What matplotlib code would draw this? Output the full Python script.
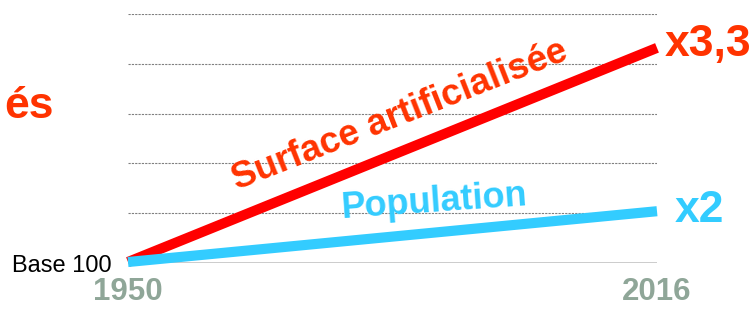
import matplotlib.pyplot as plt

years = [1950, 2016]
surface = [0.02, 4.32]      # surface artificialisee (indice schematique)
population = [0.02, 1.04]   # population
grid_levels = [1, 2, 3, 4, 5]

RED = '#FF0000'
ORANGE = '#FF3300'
CYAN = '#33CCFF'
GREYGREEN = '#8FA698'

plt.rcParams['font.family'] = ['Liberation Sans', 'DejaVu Sans']

fig = plt.figure(figsize=(7.54, 3.09), dpi=100)
ax = fig.add_axes([128 / 754, (309 - 263) / 309, 529 / 754, (263 - 14) / 309])
ax.set_xlim(1950, 2016)
ax.set_ylim(0, 5)

for lvl in grid_levels:
    ax.axhline(lvl, color='#808080', linestyle=(0, (2, 1)), linewidth=0.8, zorder=1)
ax.axhline(0, color='black', linewidth=1.0, zorder=1)

ax.plot(years, surface, color=RED, linewidth=7.3, solid_capstyle='butt', zorder=3, clip_on=False)
ax.plot(years, population, color=CYAN, linewidth=7.3, solid_capstyle='butt', zorder=4, clip_on=False)

ax.text(1984.4, 2.79, 'Surface artificialisée', color=ORANGE, fontsize=26.5, fontweight='bold',
        rotation=21.5, rotation_mode='anchor', ha='center', va='baseline')
ax.text(1988.3, 1.04, 'Population', color=CYAN, fontsize=26, fontweight='bold',
        rotation=4, rotation_mode='anchor', ha='center', va='baseline')
ax.text(2017.0, 4.38, 'x3,3', color=ORANGE, fontsize=32, fontweight='bold',
        ha='left', va='center', clip_on=False)
ax.text(2018.2, 1.06, 'x2', color=CYAN, fontsize=32, fontweight='bold',
        ha='left', va='center', clip_on=False)

fig.text(54 / 754, (309 - 118) / 309, 'és', color=ORANGE, fontsize=32, fontweight='bold',
         ha='right', va='baseline')

ax.set_xticks(years)
ax.set_xticklabels([str(y) for y in years], color=GREYGREEN, fontsize=22.5, fontweight='bold')
ax.set_yticks([0])
ax.set_yticklabels(['Base 100'], fontsize=17)
ax.tick_params(axis='x', length=0, pad=10)
ax.tick_params(axis='y', length=0, pad=12)
for s in ax.spines.values():
    s.set_visible(False)

fig.savefig('out.png', dpi=100)
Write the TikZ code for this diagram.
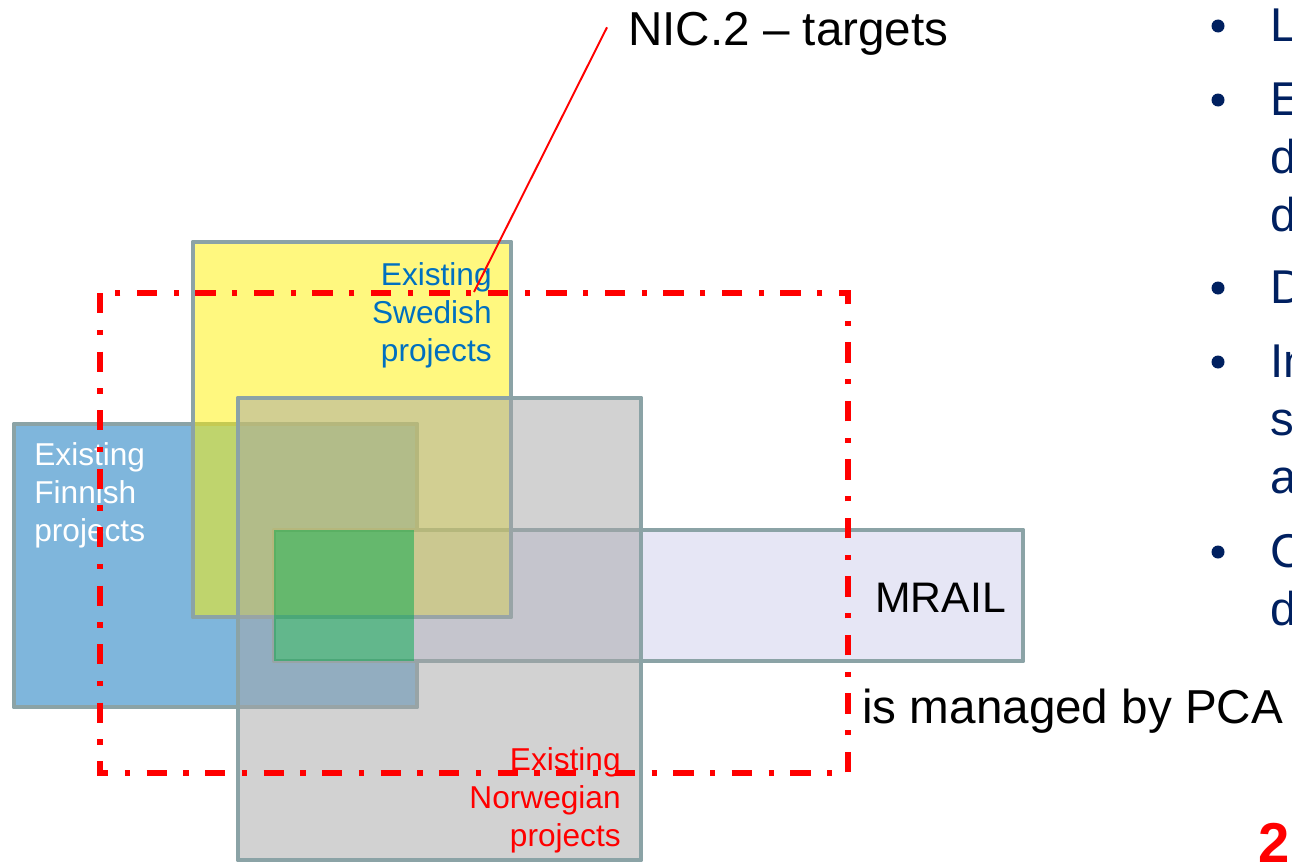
\documentclass[tikz,border=0pt]{standalone}
\usepackage{fontspec}
\setmainfont{Liberation Sans}

\definecolor{boxline}{RGB}{139,163,166}
\definecolor{finblue}{RGB}{127,182,220}
\definecolor{mrailbg}{RGB}{230,230,245}
\definecolor{norgray}{RGB}{166,166,166}
\definecolor{overlapgreen}{RGB}{0,170,76}
\definecolor{swetext}{RGB}{0,112,192}
\definecolor{navy}{RGB}{0,32,96}

\begin{document}
\begin{tikzpicture}[x=0.02cm,y=-0.02cm,
    projbox/.style={draw=boxline, line width=2.83pt, line join=round},
    targetbox/.style={draw=red, line width=2.9pt,
      dash pattern=on 11.6pt off 9.4pt on 2.9pt off 9.4pt},
    bigtext/.style={font=\fontsize{27.1}{32}\selectfont},
    labeltext/.style={font=\fontsize{18}{21.8}\selectfont},
    bullettext/.style={font=\fontsize{27}{32.9}\selectfont, text=navy}]

      \useasboundingbox (0,0) rectangle (1292,862);

      % project boxes
      \path[projbox, fill=finblue] (14,424) rectangle (417,707);
      \path[projbox, fill=mrailbg] (274,530) rectangle (1023,661);
      \path[projbox, fill=yellow, fill opacity=.5] (193,242) rectangle (511,617);
      \path[projbox, fill=norgray, fill opacity=.5] (238,398) rectangle (641,860);
      \fill[overlapgreen, opacity=.5] (274,530) rectangle (414,661);

      \begin{scope}[every node/.style={inner sep=0pt}]
        \node[labeltext, anchor=north east, align=right, text=swetext] (swe) at (492,262) {Existing\\Swedish\\projects};
        \node[labeltext, anchor=north west, align=left, text=white] (fin) at (34,442) {Existing\\Finnish\\projects};
        \node[labeltext, anchor=north east, align=right, text=red] (nor) at (621,747) {Existing\\Norwegian\\projects};
        \node[font=\fontsize{24.3}{29}\selectfont, anchor=base west] (mrail) at (875,612) {MRAIL};
        \node[bigtext, anchor=base west] (pca) at (862,723) {is managed by PCA};
        \node[bigtext, anchor=base west, inner xsep=11.9pt] (nic) at (607,45) {NIC.2 – targets};
        \node[font=\fontsize{32}{38}\selectfont\bfseries, text=red, anchor=base west] (page) at (1258,862) {2};
      \end{scope}

      % targets
      \draw[targetbox] (100,293) rectangle (848,773);

      \coordinate (nicpin) at (474,292);
      \draw[red, line width=1.1pt] ([yshift=3.4pt]nic.west) -- (nicpin);

      % bullets
      \begin{scope}[every node/.style={circle, fill=navy, inner sep=0pt, minimum size=7.4pt}]
        \node (dot1) at (1218,26)  {};
        \node (dot2) at (1218,100) {};
        \node (dot3) at (1218,288) {};
        \node (dot4) at (1218,362) {};
        \node (dot5) at (1218,552) {};
      \end{scope}

      \begin{scope}[every node/.style={bullettext, inner sep=0pt, anchor=north west, align=left}]
        \node (item1) at (1270,9)   {L};
        \node (item2) at (1270,83)  {E\\d\\d};
        \node (item3) at (1270,271) {D};
        \node (item4) at (1270,345) {In\\s\\a};
        \node (item5) at (1270,534) {C\\d};
      \end{scope}

    \end{tikzpicture}
\end{document}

---------------

Reproduce nothing but the lines from the one with "Write the TikZ code for this diagram." to the one with "(274,530) rectangle (414,661);", both lines included, and keep every picture out of the copy.

**Problem solution:**
Write the TikZ code for this diagram.
\documentclass[tikz,border=0pt]{standalone}
\usepackage{fontspec}
\setmainfont{Liberation Sans}

\definecolor{boxline}{RGB}{139,163,166}
\definecolor{finblue}{RGB}{127,182,220}
\definecolor{mrailbg}{RGB}{230,230,245}
\definecolor{norgray}{RGB}{166,166,166}
\definecolor{overlapgreen}{RGB}{0,170,76}
\definecolor{swetext}{RGB}{0,112,192}
\definecolor{navy}{RGB}{0,32,96}

\begin{document}
\begin{tikzpicture}[x=0.02cm,y=-0.02cm,
    projbox/.style={draw=boxline, line width=2.83pt, line join=round},
    targetbox/.style={draw=red, line width=2.9pt,
      dash pattern=on 11.6pt off 9.4pt on 2.9pt off 9.4pt},
    bigtext/.style={font=\fontsize{27.1}{32}\selectfont},
    labeltext/.style={font=\fontsize{18}{21.8}\selectfont},
    bullettext/.style={font=\fontsize{27}{32.9}\selectfont, text=navy}]

      \useasboundingbox (0,0) rectangle (1292,862);

      % project boxes
      \path[projbox, fill=finblue] (14,424) rectangle (417,707);
      \path[projbox, fill=mrailbg] (274,530) rectangle (1023,661);
      \path[projbox, fill=yellow, fill opacity=.5] (193,242) rectangle (511,617);
      \path[projbox, fill=norgray, fill opacity=.5] (238,398) rectangle (641,860);
      \fill[overlapgreen, opacity=.5] (274,530) rectangle (414,661);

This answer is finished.